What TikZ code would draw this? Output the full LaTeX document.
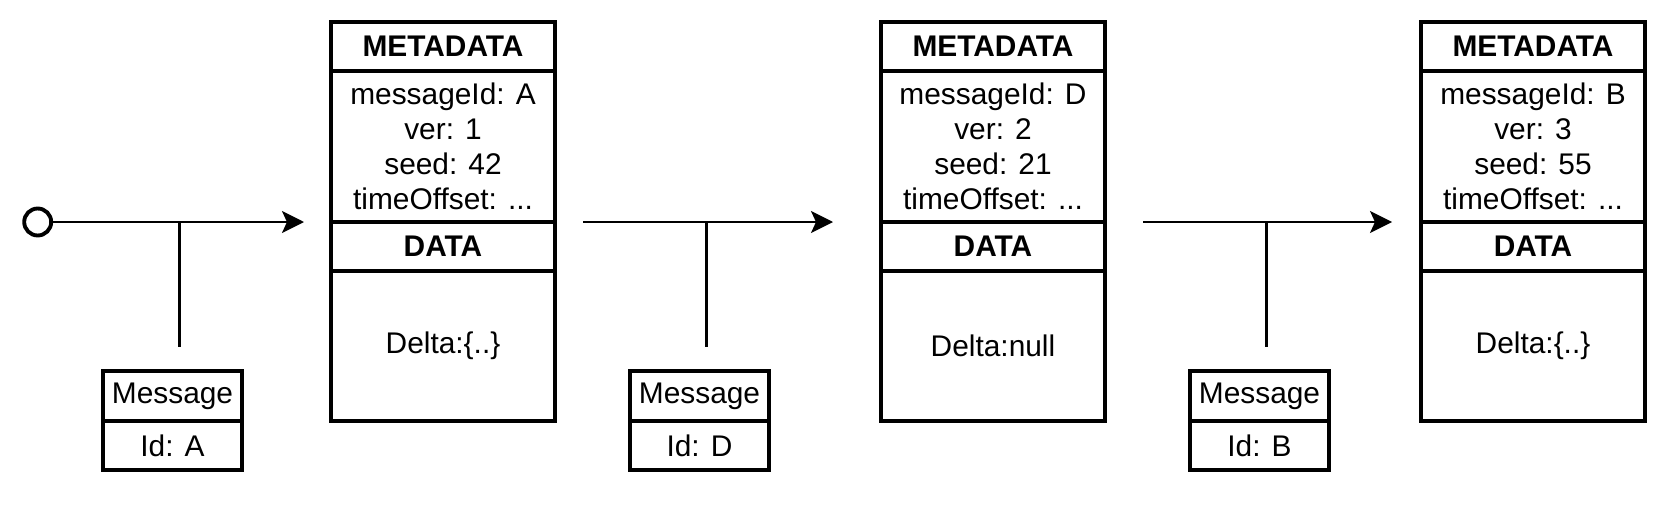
\documentclass[tikz,border=0pt]{standalone}
\usepackage{fontspec}
\setmainfont{Liberation Sans}
\usetikzlibrary{
	arrows.meta,
	positioning,
	calc
}

\begin{document}
\begin{tikzpicture}[
			font=\fontsize{8.5}{10}\selectfont,
			box/.style={draw, line width=1.1pt, inner sep=0pt, outer sep=0pt, align=center},
			head/.style={box, minimum width=2.24cm, minimum height=0.49cm, font=\fontsize{8.5}{10}\selectfont\bfseries},
			body/.style={box, minimum width=2.24cm},
			msgbox/.style={box, minimum width=1.39cm},
			start/.style={draw, circle, line width=1.1pt, minimum size=0.27cm, inner sep=0pt},
			>={Stealth[length=0.22cm, width=0.22cm, inset=0.05cm]},
			flow/.style={->, line width=0.6pt},
			tee/.style={line width=0.6pt}
		]
		\useasboundingbox (0,0) rectangle (16.71,-5.05);

		% versoes do estado
		\foreach \n/\x/\id/\v/\s/\d in {1/3.31/A/1/42/{\{..\}}, 2/8.81/D/2/21/null, 3/14.21/B/3/55/{\{..\}}} {
				\node[head, anchor=north west] (head\n) at (\x,-0.22) {METADATA};
				\node[body, minimum height=1.51cm, below=0pt of head\n] (meta\n) {messageId: \id\\ ver: \v\\ seed: \s\\ timeOffset: ...};
				\node[head, below=0pt of meta\n] (dhead\n) {DATA};
				\node[body, minimum height=1.50cm, below=0pt of dhead\n] (data\n) {Delta:\d};
			}

		% mensagens
		\foreach \n/\x/\id in {1/1.03/A, 2/6.30/D, 3/11.90/B} {
				\node[msgbox, minimum height=0.50cm, anchor=north west] (msg\n) at (\x,-3.71) {Message};
				\node[msgbox, minimum height=0.49cm, below=0pt of msg\n] (id\n) {Id: \id};
			}

		\node[start] (ini) at (0.377,-2.22) {};

		\draw[flow, shorten >=0.27cm] (ini) -- (meta1.south west);
		\draw[flow, shorten <=0.28cm, shorten >=0.48cm] (meta1.south east) -- (meta2.south west);
		\draw[flow, shorten <=0.38cm, shorten >=0.29cm] (meta2.south east) -- (meta3.south west);

		\foreach \n in {1,2,3} {
				\draw[tee] ($(msg\n.north |- ini)+(0.07,0)$) -- ($(msg\n.north)+(0.07,0.24)$);
			}
	\end{tikzpicture}
\end{document}
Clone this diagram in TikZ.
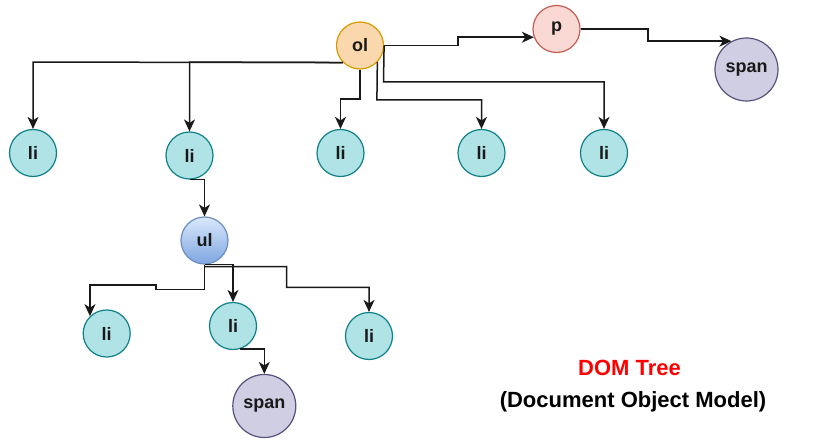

********

## [Problem details]
Copy every line of the listing that contains the word "this".

## [The completed task]
What TikZ code would draw this? Output the full LaTeX document.
Clone this diagram in TikZ.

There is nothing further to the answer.